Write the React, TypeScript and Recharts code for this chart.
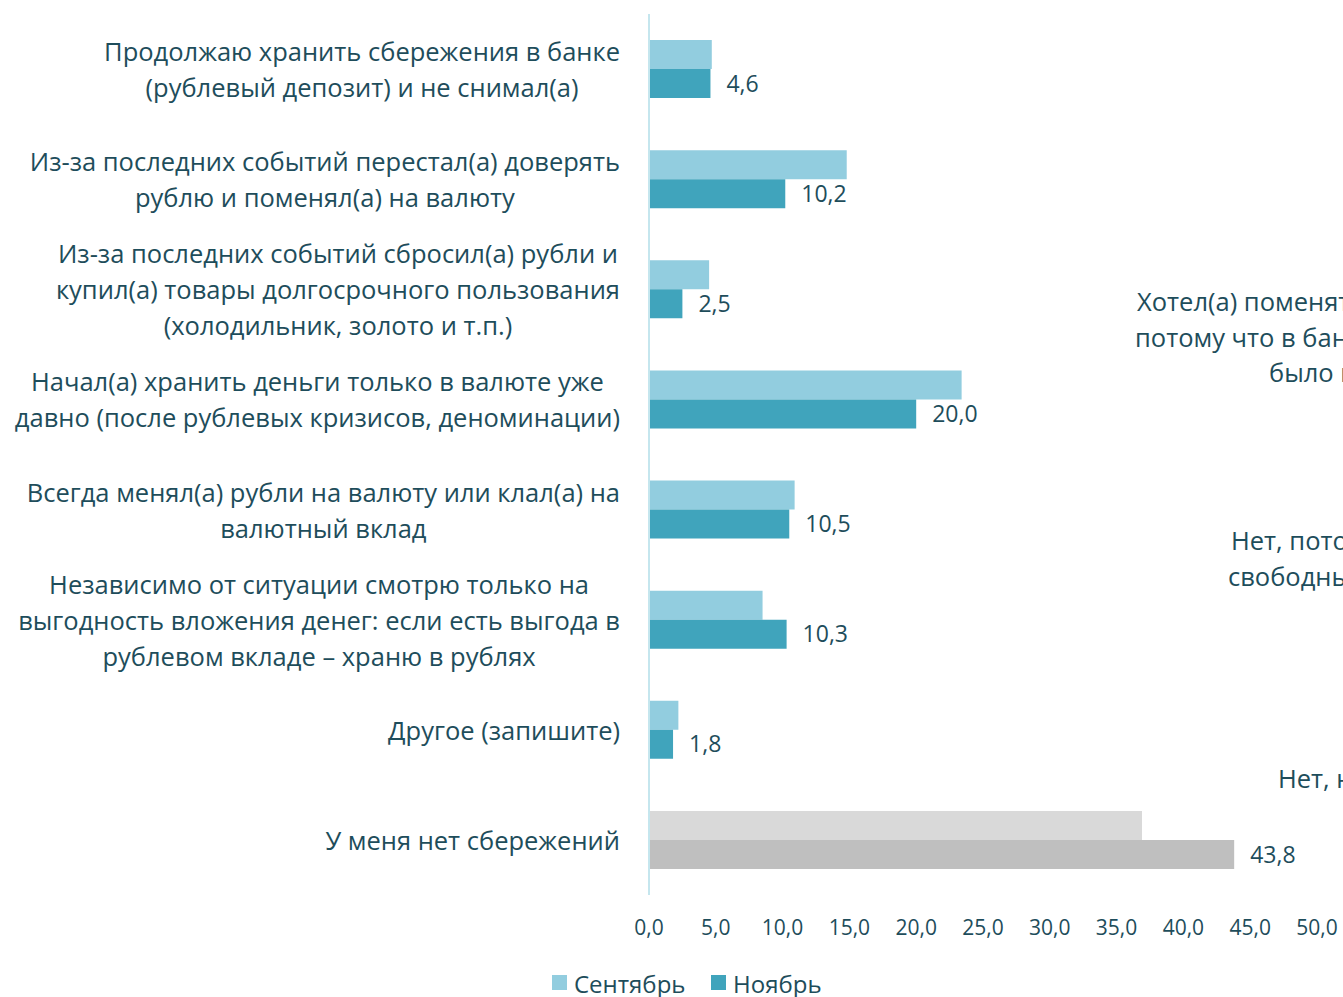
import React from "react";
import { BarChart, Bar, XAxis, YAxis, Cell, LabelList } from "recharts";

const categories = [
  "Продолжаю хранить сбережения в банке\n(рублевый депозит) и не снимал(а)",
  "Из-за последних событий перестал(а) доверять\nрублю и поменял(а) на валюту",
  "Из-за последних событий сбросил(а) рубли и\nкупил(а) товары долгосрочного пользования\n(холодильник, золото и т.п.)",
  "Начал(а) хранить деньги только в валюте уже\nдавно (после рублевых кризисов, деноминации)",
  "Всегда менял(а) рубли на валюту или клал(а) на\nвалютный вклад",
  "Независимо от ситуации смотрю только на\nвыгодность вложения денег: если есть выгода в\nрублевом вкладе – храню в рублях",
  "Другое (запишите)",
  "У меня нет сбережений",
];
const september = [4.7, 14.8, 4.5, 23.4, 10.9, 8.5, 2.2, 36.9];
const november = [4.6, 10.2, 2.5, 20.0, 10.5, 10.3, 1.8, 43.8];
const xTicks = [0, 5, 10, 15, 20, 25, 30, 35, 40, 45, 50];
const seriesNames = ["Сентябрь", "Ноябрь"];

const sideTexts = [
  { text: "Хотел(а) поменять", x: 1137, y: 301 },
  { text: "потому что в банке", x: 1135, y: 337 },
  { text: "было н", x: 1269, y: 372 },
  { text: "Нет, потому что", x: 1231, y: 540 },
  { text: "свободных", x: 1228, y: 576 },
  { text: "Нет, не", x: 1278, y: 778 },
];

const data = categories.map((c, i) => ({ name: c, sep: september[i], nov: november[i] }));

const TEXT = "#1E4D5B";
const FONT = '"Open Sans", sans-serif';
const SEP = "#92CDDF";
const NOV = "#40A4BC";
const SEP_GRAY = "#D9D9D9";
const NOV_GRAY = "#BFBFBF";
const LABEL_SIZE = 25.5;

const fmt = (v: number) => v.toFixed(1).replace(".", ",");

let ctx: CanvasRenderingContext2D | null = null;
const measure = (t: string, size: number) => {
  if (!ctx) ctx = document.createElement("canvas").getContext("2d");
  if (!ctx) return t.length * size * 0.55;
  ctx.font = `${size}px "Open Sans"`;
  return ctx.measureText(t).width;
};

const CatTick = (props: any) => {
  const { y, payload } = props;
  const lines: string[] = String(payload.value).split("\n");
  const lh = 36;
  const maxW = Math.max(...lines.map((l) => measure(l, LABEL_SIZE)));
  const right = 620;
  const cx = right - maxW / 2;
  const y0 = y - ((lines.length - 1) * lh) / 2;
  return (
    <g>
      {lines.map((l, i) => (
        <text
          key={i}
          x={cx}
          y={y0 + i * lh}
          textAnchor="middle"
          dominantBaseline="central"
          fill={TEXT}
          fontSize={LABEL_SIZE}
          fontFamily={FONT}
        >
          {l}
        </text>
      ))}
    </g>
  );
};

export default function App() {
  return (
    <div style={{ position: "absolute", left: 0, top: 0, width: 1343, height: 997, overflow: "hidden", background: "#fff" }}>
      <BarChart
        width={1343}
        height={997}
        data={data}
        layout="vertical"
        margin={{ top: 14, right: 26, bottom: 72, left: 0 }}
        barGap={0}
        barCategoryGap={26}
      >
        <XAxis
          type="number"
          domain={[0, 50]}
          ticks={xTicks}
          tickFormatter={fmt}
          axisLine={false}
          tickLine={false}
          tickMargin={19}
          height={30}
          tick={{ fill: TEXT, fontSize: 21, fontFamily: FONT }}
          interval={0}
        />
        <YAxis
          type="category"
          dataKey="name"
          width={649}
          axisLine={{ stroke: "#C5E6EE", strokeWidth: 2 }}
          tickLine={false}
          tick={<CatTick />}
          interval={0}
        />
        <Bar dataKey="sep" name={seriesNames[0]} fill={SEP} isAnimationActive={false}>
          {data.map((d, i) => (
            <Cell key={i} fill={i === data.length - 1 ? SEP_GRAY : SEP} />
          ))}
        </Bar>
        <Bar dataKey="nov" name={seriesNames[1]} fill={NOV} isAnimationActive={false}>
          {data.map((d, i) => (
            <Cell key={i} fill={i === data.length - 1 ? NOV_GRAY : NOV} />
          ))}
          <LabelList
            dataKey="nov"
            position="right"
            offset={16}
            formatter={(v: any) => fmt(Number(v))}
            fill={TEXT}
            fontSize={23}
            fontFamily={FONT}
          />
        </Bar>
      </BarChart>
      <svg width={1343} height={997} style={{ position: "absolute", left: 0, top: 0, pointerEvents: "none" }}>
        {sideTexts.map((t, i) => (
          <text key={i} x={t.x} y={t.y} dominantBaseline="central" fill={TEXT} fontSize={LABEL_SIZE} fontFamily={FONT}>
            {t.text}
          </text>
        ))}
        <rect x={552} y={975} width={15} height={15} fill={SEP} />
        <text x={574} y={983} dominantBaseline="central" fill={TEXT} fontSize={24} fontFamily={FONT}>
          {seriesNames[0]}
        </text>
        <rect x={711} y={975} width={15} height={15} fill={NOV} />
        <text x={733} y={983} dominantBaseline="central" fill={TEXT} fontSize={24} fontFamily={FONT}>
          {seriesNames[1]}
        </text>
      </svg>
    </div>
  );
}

----------

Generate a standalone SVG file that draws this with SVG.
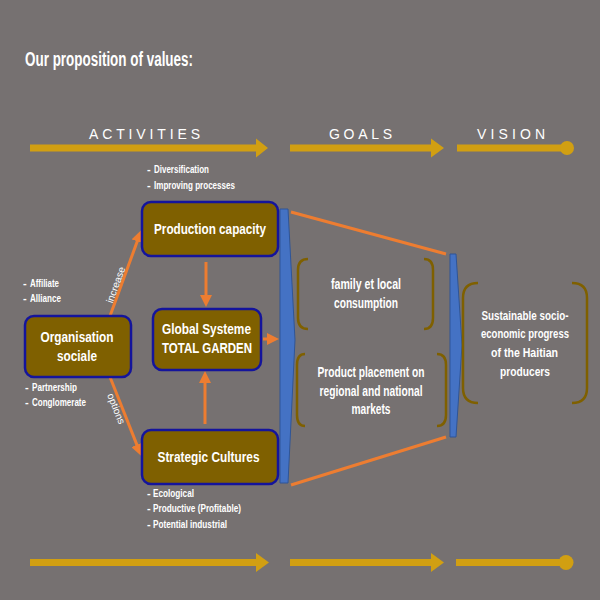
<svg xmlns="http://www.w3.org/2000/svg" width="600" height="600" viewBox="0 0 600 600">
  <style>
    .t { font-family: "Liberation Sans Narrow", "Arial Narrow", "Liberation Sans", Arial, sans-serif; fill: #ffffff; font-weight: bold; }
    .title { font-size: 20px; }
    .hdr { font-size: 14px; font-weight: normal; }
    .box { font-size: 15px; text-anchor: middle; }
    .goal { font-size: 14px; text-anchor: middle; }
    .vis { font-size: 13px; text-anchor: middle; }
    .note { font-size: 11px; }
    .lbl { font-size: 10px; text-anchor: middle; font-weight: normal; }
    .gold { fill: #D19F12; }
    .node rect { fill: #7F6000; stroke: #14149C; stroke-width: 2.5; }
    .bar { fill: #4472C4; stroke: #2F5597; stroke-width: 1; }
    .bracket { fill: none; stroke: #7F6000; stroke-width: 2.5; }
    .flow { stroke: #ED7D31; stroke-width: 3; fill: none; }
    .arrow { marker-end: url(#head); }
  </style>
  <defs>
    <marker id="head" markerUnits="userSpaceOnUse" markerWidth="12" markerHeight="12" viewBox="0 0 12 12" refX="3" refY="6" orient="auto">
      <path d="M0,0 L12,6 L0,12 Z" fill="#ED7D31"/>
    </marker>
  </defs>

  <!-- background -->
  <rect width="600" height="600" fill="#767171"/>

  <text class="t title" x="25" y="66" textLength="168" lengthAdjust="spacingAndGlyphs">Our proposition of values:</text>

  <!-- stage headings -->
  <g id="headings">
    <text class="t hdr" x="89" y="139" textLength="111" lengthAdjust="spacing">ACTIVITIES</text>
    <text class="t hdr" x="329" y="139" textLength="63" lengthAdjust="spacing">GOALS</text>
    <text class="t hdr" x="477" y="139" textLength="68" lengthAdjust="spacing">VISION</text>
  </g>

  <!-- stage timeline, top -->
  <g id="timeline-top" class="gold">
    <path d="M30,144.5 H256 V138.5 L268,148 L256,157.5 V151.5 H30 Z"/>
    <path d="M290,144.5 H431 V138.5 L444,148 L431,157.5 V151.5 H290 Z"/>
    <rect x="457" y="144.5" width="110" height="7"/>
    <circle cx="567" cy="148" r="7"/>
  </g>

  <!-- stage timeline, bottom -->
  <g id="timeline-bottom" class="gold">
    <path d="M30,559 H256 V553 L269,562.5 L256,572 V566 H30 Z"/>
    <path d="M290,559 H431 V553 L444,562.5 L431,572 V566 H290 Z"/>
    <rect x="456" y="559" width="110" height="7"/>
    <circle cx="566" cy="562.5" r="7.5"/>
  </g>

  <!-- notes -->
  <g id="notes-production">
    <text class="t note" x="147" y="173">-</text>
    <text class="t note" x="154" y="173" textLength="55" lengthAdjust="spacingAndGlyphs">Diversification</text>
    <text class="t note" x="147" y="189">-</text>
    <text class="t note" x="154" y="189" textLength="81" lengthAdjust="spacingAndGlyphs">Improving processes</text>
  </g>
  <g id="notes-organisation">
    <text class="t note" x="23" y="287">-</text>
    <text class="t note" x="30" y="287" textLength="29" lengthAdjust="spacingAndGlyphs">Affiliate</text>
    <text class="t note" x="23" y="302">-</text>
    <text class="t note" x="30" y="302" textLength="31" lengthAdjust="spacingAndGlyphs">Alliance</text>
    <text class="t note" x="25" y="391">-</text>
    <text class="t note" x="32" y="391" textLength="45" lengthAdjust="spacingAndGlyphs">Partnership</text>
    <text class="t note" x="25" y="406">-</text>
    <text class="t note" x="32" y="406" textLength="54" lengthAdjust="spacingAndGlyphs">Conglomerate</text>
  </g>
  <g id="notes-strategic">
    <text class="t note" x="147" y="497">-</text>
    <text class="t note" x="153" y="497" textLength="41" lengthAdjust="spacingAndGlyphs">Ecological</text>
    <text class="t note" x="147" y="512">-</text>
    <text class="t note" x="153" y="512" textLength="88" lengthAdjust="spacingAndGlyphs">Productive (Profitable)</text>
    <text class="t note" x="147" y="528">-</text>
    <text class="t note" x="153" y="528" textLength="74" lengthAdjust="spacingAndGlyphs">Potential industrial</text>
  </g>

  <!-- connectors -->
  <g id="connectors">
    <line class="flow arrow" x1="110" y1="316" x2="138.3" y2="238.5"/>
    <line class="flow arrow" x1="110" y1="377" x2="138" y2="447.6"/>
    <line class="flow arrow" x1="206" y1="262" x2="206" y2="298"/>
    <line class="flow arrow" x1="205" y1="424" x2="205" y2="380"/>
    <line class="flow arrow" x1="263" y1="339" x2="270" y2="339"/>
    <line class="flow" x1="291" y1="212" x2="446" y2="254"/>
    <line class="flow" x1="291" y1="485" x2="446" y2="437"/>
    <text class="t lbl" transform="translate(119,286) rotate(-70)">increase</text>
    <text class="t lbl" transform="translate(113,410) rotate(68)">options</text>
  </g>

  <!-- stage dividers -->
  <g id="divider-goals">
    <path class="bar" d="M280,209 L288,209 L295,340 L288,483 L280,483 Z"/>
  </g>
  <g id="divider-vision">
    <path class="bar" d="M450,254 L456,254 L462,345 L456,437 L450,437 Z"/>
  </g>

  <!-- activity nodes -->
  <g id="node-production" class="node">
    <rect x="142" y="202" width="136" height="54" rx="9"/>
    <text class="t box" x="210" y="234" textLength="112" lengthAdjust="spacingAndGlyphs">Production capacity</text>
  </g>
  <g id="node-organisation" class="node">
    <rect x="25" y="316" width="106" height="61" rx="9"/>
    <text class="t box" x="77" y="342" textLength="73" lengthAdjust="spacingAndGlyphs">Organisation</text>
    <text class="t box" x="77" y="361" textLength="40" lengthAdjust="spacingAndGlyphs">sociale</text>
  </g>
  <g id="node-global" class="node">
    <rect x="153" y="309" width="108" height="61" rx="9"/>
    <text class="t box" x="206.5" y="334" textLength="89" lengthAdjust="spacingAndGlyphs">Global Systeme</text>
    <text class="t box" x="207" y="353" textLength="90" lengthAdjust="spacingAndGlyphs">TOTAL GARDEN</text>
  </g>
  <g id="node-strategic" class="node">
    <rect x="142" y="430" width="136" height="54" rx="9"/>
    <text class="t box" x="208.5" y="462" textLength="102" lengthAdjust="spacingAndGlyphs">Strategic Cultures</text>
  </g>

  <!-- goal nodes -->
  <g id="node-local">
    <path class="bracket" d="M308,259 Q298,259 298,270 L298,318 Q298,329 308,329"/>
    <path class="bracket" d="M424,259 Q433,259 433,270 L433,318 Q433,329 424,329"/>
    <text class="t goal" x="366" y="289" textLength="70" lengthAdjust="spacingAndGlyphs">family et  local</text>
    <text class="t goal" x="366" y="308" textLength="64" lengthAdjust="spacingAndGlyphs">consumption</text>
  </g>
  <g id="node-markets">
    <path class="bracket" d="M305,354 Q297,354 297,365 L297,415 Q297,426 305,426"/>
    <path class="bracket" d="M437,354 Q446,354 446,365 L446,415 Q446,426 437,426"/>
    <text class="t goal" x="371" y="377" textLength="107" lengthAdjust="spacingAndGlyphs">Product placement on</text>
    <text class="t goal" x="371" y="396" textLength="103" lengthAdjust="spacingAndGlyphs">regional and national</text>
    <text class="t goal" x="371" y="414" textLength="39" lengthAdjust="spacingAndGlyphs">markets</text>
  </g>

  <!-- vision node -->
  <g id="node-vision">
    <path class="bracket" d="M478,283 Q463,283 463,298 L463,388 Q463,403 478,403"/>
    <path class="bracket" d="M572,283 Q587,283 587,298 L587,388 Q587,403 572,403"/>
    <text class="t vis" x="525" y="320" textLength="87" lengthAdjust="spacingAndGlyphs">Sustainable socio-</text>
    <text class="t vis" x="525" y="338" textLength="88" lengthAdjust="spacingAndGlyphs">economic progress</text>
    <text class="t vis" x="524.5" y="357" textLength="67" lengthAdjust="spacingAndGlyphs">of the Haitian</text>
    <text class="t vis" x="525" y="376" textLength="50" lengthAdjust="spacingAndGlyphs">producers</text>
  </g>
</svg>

----------

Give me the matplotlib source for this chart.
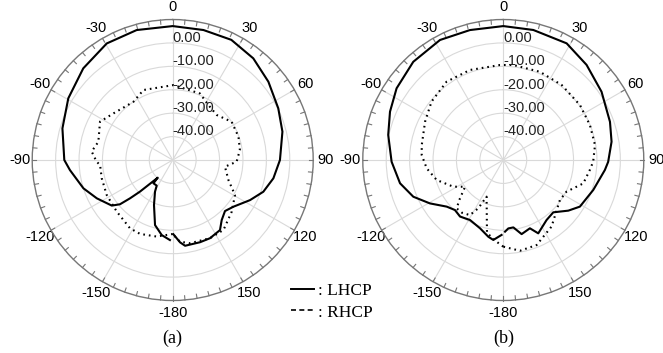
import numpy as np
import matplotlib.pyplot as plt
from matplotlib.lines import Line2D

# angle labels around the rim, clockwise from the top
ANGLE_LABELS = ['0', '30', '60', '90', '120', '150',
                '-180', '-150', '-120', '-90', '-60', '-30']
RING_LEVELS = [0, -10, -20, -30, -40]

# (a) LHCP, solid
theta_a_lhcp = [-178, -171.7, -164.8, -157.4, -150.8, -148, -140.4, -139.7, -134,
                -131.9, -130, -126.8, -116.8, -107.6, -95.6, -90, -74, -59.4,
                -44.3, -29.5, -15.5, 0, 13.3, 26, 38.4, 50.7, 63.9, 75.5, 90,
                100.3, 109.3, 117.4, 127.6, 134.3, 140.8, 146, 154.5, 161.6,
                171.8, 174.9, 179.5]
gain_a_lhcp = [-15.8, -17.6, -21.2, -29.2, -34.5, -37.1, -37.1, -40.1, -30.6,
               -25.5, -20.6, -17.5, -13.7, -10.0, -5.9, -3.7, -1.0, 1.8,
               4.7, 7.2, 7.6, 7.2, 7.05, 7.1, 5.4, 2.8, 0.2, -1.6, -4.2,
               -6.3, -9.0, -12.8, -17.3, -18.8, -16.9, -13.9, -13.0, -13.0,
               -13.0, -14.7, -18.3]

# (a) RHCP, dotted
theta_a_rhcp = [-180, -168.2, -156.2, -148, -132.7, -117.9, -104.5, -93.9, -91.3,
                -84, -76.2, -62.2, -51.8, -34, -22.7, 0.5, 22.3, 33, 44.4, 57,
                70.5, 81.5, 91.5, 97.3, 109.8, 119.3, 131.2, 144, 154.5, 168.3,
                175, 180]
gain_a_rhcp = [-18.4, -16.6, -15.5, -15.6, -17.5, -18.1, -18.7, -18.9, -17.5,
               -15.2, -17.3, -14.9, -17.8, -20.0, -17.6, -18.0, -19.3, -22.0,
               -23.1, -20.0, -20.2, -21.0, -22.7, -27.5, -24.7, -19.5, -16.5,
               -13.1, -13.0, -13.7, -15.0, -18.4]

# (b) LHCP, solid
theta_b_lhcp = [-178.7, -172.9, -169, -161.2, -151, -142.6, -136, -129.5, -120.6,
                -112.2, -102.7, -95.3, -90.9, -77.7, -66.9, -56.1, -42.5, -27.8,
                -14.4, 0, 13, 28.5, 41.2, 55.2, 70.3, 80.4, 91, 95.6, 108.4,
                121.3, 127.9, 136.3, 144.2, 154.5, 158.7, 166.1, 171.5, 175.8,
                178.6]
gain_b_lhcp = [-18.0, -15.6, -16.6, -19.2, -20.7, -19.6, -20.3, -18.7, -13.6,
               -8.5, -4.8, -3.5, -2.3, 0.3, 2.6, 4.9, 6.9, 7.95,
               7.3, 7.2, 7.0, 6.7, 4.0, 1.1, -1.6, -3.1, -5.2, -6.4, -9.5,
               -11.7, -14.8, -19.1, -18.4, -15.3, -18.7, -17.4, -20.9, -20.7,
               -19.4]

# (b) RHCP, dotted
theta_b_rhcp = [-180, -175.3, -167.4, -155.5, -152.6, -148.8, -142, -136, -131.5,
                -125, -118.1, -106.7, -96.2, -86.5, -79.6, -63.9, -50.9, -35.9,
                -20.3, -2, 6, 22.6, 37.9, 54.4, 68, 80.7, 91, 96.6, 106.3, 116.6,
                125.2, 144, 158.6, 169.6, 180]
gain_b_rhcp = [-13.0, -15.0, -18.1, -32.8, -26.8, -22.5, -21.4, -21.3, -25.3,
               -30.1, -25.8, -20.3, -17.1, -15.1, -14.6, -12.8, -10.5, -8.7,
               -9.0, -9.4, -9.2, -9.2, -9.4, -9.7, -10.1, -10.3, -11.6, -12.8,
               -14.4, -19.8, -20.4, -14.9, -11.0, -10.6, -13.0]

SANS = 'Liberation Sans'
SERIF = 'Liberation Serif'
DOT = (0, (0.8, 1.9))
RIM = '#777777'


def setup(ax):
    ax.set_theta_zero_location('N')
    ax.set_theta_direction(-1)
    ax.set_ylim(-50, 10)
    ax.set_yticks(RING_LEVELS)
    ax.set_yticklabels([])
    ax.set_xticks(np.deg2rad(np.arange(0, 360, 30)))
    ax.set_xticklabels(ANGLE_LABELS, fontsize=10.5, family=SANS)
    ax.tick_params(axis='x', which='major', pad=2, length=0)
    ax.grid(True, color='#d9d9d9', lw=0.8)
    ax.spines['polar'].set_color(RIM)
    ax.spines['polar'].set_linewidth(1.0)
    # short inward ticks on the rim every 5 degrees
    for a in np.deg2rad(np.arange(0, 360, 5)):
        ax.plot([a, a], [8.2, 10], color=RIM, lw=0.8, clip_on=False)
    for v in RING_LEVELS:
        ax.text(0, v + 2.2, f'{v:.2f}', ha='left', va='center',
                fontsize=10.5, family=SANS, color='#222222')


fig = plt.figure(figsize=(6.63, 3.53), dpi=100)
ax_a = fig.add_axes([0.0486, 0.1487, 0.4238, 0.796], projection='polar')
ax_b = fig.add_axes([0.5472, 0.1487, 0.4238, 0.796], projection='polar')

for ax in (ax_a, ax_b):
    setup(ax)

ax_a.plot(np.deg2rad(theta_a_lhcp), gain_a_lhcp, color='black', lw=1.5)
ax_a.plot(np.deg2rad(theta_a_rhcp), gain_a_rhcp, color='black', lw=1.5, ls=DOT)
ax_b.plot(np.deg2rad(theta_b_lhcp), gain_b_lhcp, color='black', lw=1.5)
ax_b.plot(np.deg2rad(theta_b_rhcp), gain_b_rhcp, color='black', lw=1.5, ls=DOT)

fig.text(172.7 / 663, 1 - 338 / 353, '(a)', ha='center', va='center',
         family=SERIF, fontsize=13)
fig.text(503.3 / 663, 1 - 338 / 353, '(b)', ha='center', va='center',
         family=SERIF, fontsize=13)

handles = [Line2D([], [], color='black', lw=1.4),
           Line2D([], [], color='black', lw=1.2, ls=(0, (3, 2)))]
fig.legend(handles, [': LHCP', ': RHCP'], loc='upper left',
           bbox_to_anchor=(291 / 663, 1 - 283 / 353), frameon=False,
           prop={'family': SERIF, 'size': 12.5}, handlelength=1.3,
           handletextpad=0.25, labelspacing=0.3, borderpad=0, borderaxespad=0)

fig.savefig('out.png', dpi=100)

----------

DIRECTIVE -
Copy out exactly the material that runs from the line with "Give me the matplotlib source for this chart." to the line with "RING_LEVELS = [0, -10, -20, -30, -40]", ends included, and leave the pictures behind.

FINAL RESULT -
Give me the matplotlib source for this chart.
import numpy as np
import matplotlib.pyplot as plt
from matplotlib.lines import Line2D

# angle labels around the rim, clockwise from the top
ANGLE_LABELS = ['0', '30', '60', '90', '120', '150',
                '-180', '-150', '-120', '-90', '-60', '-30']
RING_LEVELS = [0, -10, -20, -30, -40]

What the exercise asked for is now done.